В эту же компанию входил и Попудогло, тонкий стилист, наполовину спившийся и обреченный на раннюю кончину; и Сергиенко, бывший ученик таганрогской гимназии, скромно кормившийся своим пером и помешанный на учении Толстого. Николай, со своей стороны, приводил в дом оборванных художников, которые крепко пили и с жаром спорили о традициях и новациях в искусстве. В конце 1880 года именно брат познакомил Антона с робким и пылким молодым евреем – будущим великим пейзажистом Исааком Левитаном, которому тогда было всего девятнадцать лет.
Обычно к буйным гостям старших братьев присоединялись друзья Миши и Маши, которые вносили свою лепту в споры и вплетали свои голоса в общий шум.
К тому времени семья снова переехала. Теперь Чеховы жили в более просторной квартире на Сретенке. Дверь была неизменно открыта для всех желающих, что очень нравилось Антону, любившему движение и новые лица. Рядом с ним затевались салонные игры, Николай садился за пианино, кто-нибудь еще пощипывал струны балалайки, и все хором принимались распевать народные песни, а потом промачивали пересохшее горло, опрокидывая стакан за стаканом. И все же порой Чехов, которому мешала вся эта веселая суета, жаловался, что не может найти тихого уголка, где мог бы поработать. «Пишу при самых гнусных условиях. Передо мной моя нелитературная работа, хлопающая немилосердно по совести, в соседней комнате кричит детеныш приехавшего погостить родича, в другой комнате отец читает матери вслух „Запечатленного ангела“…[46] Кто-то завел шкатулку, и я слышу „Елену Прекрасную“… Хочется удрать на дачу, но уже час ночи. Для пишущего человека гнусней этой обстановки и придумать трудно что-либо другое. Постель моя занята приехавшим сродственником, который то и дело подходит ко мне и заводит речь о медицине. „У дочки, должно быть, резь в животе – оттого и кричит…“ Я имею несчастье быть медиком, и нет того индивидуя, который не считал бы нужным „потолковать“ со мной о медицине. Кому надоело толковать про медицину, тот заводит речь про литературу.
Обстановка бесподобная.
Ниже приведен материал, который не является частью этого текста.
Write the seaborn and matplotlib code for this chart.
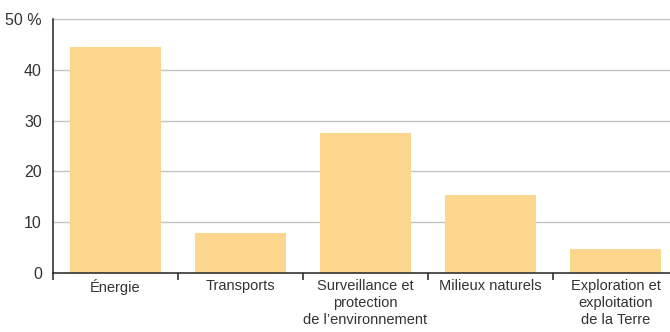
import numpy as np
import pandas as pd
import seaborn as sns
from matplotlib import pyplot as plt
from matplotlib import font_manager

categories = ["Énergie", "Transports", "Surveillance et\nprotection\nde l’environnement",
              "Milieux naturels", "Exploration et\nexploitation\nde la Terre"]
values = [44.5, 7.9, 27.6, 15.4, 4.7]
y_ticks = [0, 10, 20, 30, 40, 50]
y_labels = ["0", "10", "20", "30", "40", "50 %"]

df = pd.DataFrame({"cat": categories, "val": values})

sns.set_style("white")
names = {f.name for f in font_manager.fontManager.ttflist}
family = "Liberation Sans Narrow" if "Liberation Sans Narrow" in names else "Liberation Sans"
plt.rcParams['font.family'] = [family, 'DejaVu Sans']

fig = plt.figure(figsize=(6.7, 3.32), dpi=100)
ax = fig.add_axes([53 / 670, 1 - 273 / 332, 625 / 670, 254 / 332])

sns.barplot(data=df, x="cat", y="val", color="#fdd78e", width=0.73,
            saturation=1, ax=ax, zorder=2, linewidth=0)

ax.set_xlim(-0.5, 4.5)
ax.set_ylim(0, 50)
ax.set_yticks(y_ticks)
ax.set_yticklabels(y_labels)
ax.set_xlabel("")
ax.set_ylabel("")

for y in y_ticks[1:]:
    ax.axhline(y, color="#c4c4c4", lw=1, zorder=1, clip_on=False)

for s in ["top", "right"]:
    ax.spines[s].set_visible(False)
ax.spines["left"].set_color("#222222")
ax.spines["bottom"].set_color("#222222")
ax.spines["left"].set_linewidth(1.1)
ax.spines["bottom"].set_linewidth(1.1)

ax.tick_params(axis="y", length=5, width=1.1, color="#222222",
               labelsize=11.5, labelcolor="#333333", pad=3)
ax.tick_params(axis="x", which="major", length=0, labelsize=10.5,
               labelcolor="#333333", pad=4)
ax.set_xticks(np.arange(-0.5, 4.6, 1), minor=True)
ax.tick_params(axis="x", which="minor", bottom=True, direction="out",
               length=5, width=1.1, color="#222222")
for lbl in ax.get_xticklabels():
    lbl.set_linespacing(1.3)

fig.savefig("out.png", dpi=100)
Браню себя, что не удрал на дачу, где, наверное, и выспался бы, и рассказ бы Вам написал, а главное – медицина и литература были бы оставлены в покое. […]
Ревет детиныш!!! Даю себе честное слово не иметь никогда детей…»[47]
Нередко вечера, начавшиеся музыкой и болтовней, заканчивались попойкой. Как-то Александр явился домой мертвецки пьяным, едва держась на ногах, он кривлялся, грубо ругался при матери и сестре и грозил набить морду Антону. Возмущенный Чехов тут же написал ему решительное письмо, объясняя, что, хотя очень любит брата, из принципа не станет терпеть от него оскорблений и что даже в пьяном виде нельзя хамить окружающим. Он готов был в любую минуту вычеркнуть из своего словаря слово «брат», которым Александр хотел его припугнуть, когда он покидал поле боя, но не потому, что был бессердечен, а потому, что в жизни надо быть готовым ко всему, и советовал братьям брать с него пример.
Должно быть, Александр, протрезвев, извинился перед Антоном, потому что инцидент вскоре оказался забыт. Чехов слишком глубоко любил семью, чтобы подолгу держать обиду на кого-то из близких. Брат Николай в последнее время доставлял ему хлопот не меньше, чем Александр. Талантливый художник-юморист, Николай часто иллюстрировал рассказы Антона. Он мог бы сделать блестящую карьеру. Но издателям не следовало рассчитывать на то, что Николай представит рисунок к назначенному времени. Пренебрегая пунктуальностью, работая от случая к случаю, забывая о самых срочных заказах, он нередко пропадал на несколько дней и запойно пьянствовал где-то в московских трущобах. Потом возвращался домой среди ночи, его рвало, он одетый падал на диван и с головой укрывался одеялом, так что наружу торчали только ступни в грязных и рваных носках, и в течение суток отходил от пьянки. Чехов, нежно любивший брата, не упрекал его, но с отчаянием говорил о том, что слабоволие губит такой замечательный талант. Антон заклинал брата неустанно трудиться, днем и ночью, непрерывно читать, учиться, не терять драгоценного времени, призывал разбить графин с водкой. Тщетно.